The Arkansas Traveler
- The front page of The Arkansas Traveler
- Type: Student newspaper and mobile app
- Editor-in-chief: Sophia Nabours
- Founded: 1906
- Language: English
- Headquarters: University of Arkansas, Fayetteville, Arkansas
- Circulation: Daily university and local news website, mobile app, and quarterly print.
- Website: uatrav.com

= The Arkansas Traveler (newspaper) =

Student newspaper of the University of Arkansas

The Arkansas Traveler (sometimes abbreviated to just The Traveler) is the student newspaper of the University of Arkansas. It is printed once a month and has an online edition that is updated daily.

The Traveler is distributed free on campus and around the city of Fayetteville, Arkansas, and usually contains a mix of campus and local news coverage.

The Traveler is an affiliate of UWIRE, which distributes and promotes its content to their network.

==History==
Students at the university had published student literary magazines as early as 1895, but the first student newspaper was founded on Oct. 10, 1906, as The University Weekly. The newspaper was supported by student subscriptions and remains a student-operated publication. Its first editor was Joseph Othel York, a senior from Bellefonte, Arkansas, who published the paper weekly through the end of the academic year.

Early stories in the newspaper included coverage of the university debate team, reports by faculty members, sports stories and news from the three residence halls. It initially was printed on tabloid size paper, briefly printed in magazine format during the 1909–10 school year, switched to broadsheet during the 1920s and 1930s and back to tabloid during the 1940s.

The first woman to edit the newspaper was Elizabeth Adams, who ran the paper during the 1913–14 school year. The first cartoonist for the newspaper, Stuart Carothers, who also worked on the paper during that period, became well known across the country when he went to work for the Chicago Herald Examiner in 1914-1915, drawing a cartoon strip called Charlie Chaplin's Comic Capers, which was syndicated to 60 metropolitan newspapers.

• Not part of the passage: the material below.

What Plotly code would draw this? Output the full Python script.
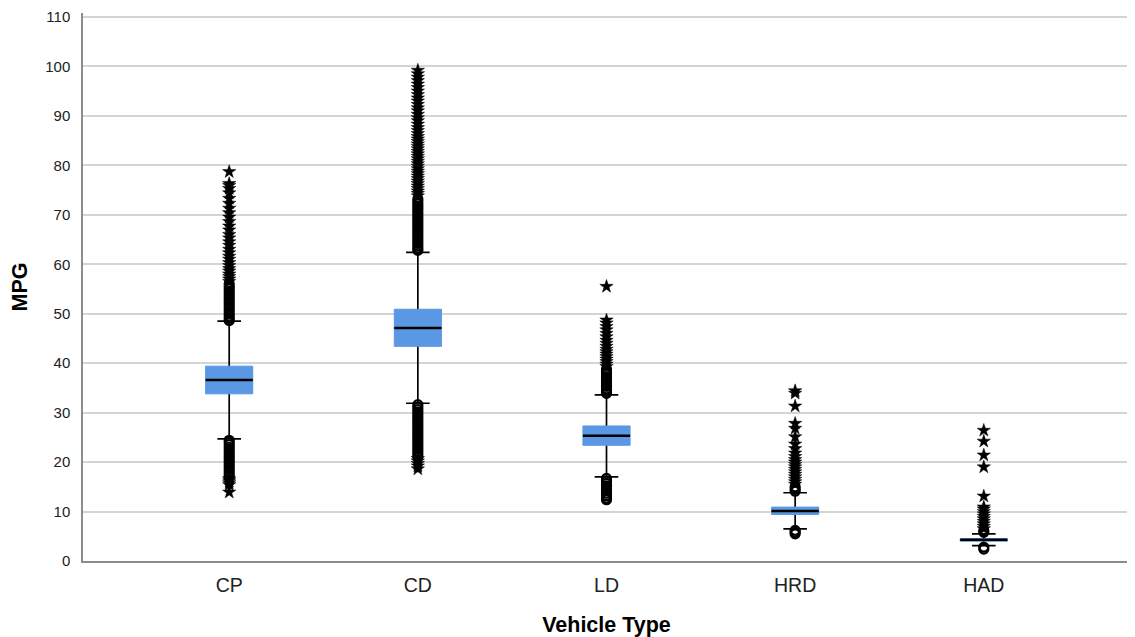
import plotly.graph_objects as go

categories = ["CP", "CD", "LD", "HRD", "HAD"]

lower_fence = [24.7, 31.9, 17.0, 6.5, 3.1]
q1 = [33.8, 43.4, 23.4, 9.4, 4.0]
median = [36.6, 47.1, 25.3, 10.1, 4.3]
q3 = [39.4, 50.9, 27.3, 10.9, 4.5]
upper_fence = [48.5, 62.4, 33.6, 13.8, 5.5]

# mild outliers (circles)
cp_circles = [48.6, 49.0, 49.5, 50.0, 50.5, 51.0, 51.5, 52.0, 52.5, 53.0, 53.5, 54.0, 54.5, 55.0, 55.5, 56.0,
              24.4, 24.0, 23.5, 23.0, 22.5, 22.0, 21.5, 21.0, 20.5, 20.0, 19.5, 19.0, 18.5, 18.0, 17.5, 17.0]
cd_circles = [62.8, 63.2, 63.7, 64.2, 64.7, 65.2, 65.7, 66.2, 66.7, 67.2, 67.7, 68.2, 68.7, 69.2, 69.7, 70.2,
              70.7, 71.2, 71.7, 72.2, 72.7, 73.2,
              31.6, 31.1, 30.6, 30.1, 29.6, 29.1, 28.6, 28.1, 27.6, 27.1, 26.6, 26.1, 25.6, 25.1, 24.6, 24.1,
              23.6, 23.1, 22.6, 22.1, 21.6, 21.1]
ld_circles = [33.9, 34.3, 34.8, 35.3, 35.8, 36.3, 36.8, 37.3, 37.8, 38.3, 38.8,
              16.7, 16.2, 15.7, 15.2, 14.7, 14.2, 13.7, 13.2, 12.7, 12.4]
hrd_circles = [14.1, 14.5, 15.0, 6.2, 5.8, 5.5]
had_circles = [5.8, 6.1, 2.8, 2.4]

# extreme outliers (stars)
cp_stars = [56.5, 57.0, 57.5, 58.0, 58.6, 59.1, 59.7, 60.3, 61.0, 61.6, 62.3, 63.0, 63.8, 64.5, 65.3, 66.0,
            66.9, 67.7, 68.6, 69.5, 70.4, 71.3, 72.3, 73.3, 74.4, 75.3, 75.9, 76.3, 78.7,
            16.6, 16.2, 15.8, 15.4, 13.9]
cd_stars = [73.8, 74.3, 74.8, 75.3, 75.8, 76.3, 76.8, 77.3, 77.8, 78.3, 78.8, 79.3, 79.8, 80.3, 80.8, 81.3,
            81.8, 82.3, 82.8, 83.3, 83.8, 84.3, 84.8, 85.3, 85.8, 86.4, 87.0, 87.6, 88.3, 89.0, 89.6, 90.3,
            91.0, 91.6, 92.3, 93.0, 93.6, 94.3, 95.0, 95.7, 96.4, 97.1, 97.8, 98.5, 99.2,
            20.7, 20.2, 19.7, 19.2, 18.6]
ld_stars = [39.3, 39.8, 40.3, 40.8, 41.3, 41.8, 42.3, 42.8, 43.4, 44.0, 44.6, 45.3, 46.0, 46.7, 47.4, 48.1,
            48.7, 55.5]
hrd_stars = [15.5, 16.0, 16.5, 17.0, 17.5, 18.0, 18.5, 19.0, 19.5, 20.0, 20.5, 21.1, 21.8, 22.7, 23.6,
             25.1, 26.8, 27.8, 31.3, 33.9, 34.4]
had_stars = [6.5, 7.0, 7.5, 8.0, 8.5, 9.0, 9.5, 10.0, 10.5, 10.9, 13.1, 19.0, 21.4, 24.2, 26.4]

y_ticks = [0, 10, 20, 30, 40, 50, 60, 70, 80, 90, 100, 110]

BLUE = "#5a98e4"
FONT = "Liberation Sans, Arial, sans-serif"
BOX_W = 0.25

circle_sets = [cp_circles, cd_circles, ld_circles, hrd_circles, had_circles]
star_sets = [cp_stars, cd_stars, ld_stars, hrd_stars, had_stars]

fig = go.Figure()

# whiskers + caps (black)
fig.add_trace(go.Box(
    x=categories, q1=median, median=median, q3=median,
    lowerfence=lower_fence, upperfence=upper_fence,
    line=dict(color="black", width=1.7), fillcolor="rgba(0,0,0,0)",
    width=BOX_W, whiskerwidth=0.5, boxpoints=False, showlegend=False, hoverinfo="skip",
))
# blue box
fig.add_trace(go.Box(
    x=categories, q1=q1, median=median, q3=q3,
    lowerfence=q1, upperfence=q3,
    line=dict(color=BLUE, width=1), fillcolor=BLUE,
    width=BOX_W, whiskerwidth=0, boxpoints=False, showlegend=False, hoverinfo="skip",
))
# median (black)
fig.add_trace(go.Box(
    x=categories, q1=median, median=median, q3=median,
    lowerfence=median, upperfence=median,
    line=dict(color="black", width=2.5), fillcolor="rgba(0,0,0,0)",
    width=BOX_W, whiskerwidth=0, boxpoints=False, showlegend=False, hoverinfo="skip",
))

cx, cy, sx, sy = [], [], [], []
for cat, vals in zip(categories, circle_sets):
    cx += [cat] * len(vals)
    cy += vals
for cat, vals in zip(categories, star_sets):
    sx += [cat] * len(vals)
    sy += vals

fig.add_trace(go.Scatter(
    x=cx, y=cy, mode="markers",
    marker=dict(symbol="circle-open", size=9, color="black", line=dict(width=2.2, color="black")),
    showlegend=False, hoverinfo="skip",
))
fig.add_trace(go.Scatter(
    x=sx, y=sy, mode="markers",
    marker=dict(symbol="star", size=10, color="black", line=dict(width=0.5, color="black")),
    showlegend=False, hoverinfo="skip",
))

fig.update_layout(
    width=1127, height=629,
    margin=dict(l=75, r=5, t=5, b=76, autoexpand=False),
    paper_bgcolor="white", plot_bgcolor="white",
    boxmode="overlay",
    font=dict(family=FONT, color="black"),
)
fig.update_xaxes(
    type="category", categoryorder="array", categoryarray=categories,
    range=[-0.775, 4.775],
    showgrid=False, zeroline=False,
    showline=True, linecolor="#8c8c8c", linewidth=1.5,
    ticks="", ticklabelstandoff=6,
    tickfont=dict(size=19.5, color="#222222", family=FONT),
    title=dict(text="<b>Vehicle Type</b>", font=dict(size=21.5, color="black", family=FONT), standoff=26),
)
fig.update_yaxes(
    range=[0, 110.8], tickvals=y_ticks,
    showgrid=True, gridcolor="#d4d4d4", gridwidth=2,
    zeroline=False,
    showline=True, linecolor="#8c8c8c", linewidth=1.5,
    ticks="", ticklabelstandoff=8,
    tickfont=dict(size=15, color="#222222", family=FONT),
    title=dict(text="<b>MPG</b>", font=dict(size=21.5, color="black", family=FONT), standoff=19),
)

fig.write_html("out.html")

The name of the newspaper was changed in 1920 when editors decided to publish the paper more than once a week. The editors sponsored a contest to select a new name, and The Arkansas Traveler, well known as the name of a story by Sandford C. Faulkner that was later put to music in the song also titled "The Arkansas Traveler", was chosen.

The Traveler briefly suspended operations in 1917 when a flu epidemic forced the university and the surrounding Fayetteville community to be quarantined. Otherwise, the newspaper has printed without interruption since, even printing an edition about a blaze that consumed the newspaper offices and printing plant when the university's Hill Hall caught fire in 1969.

Skip Rutherford was editor from 1971 to 1972.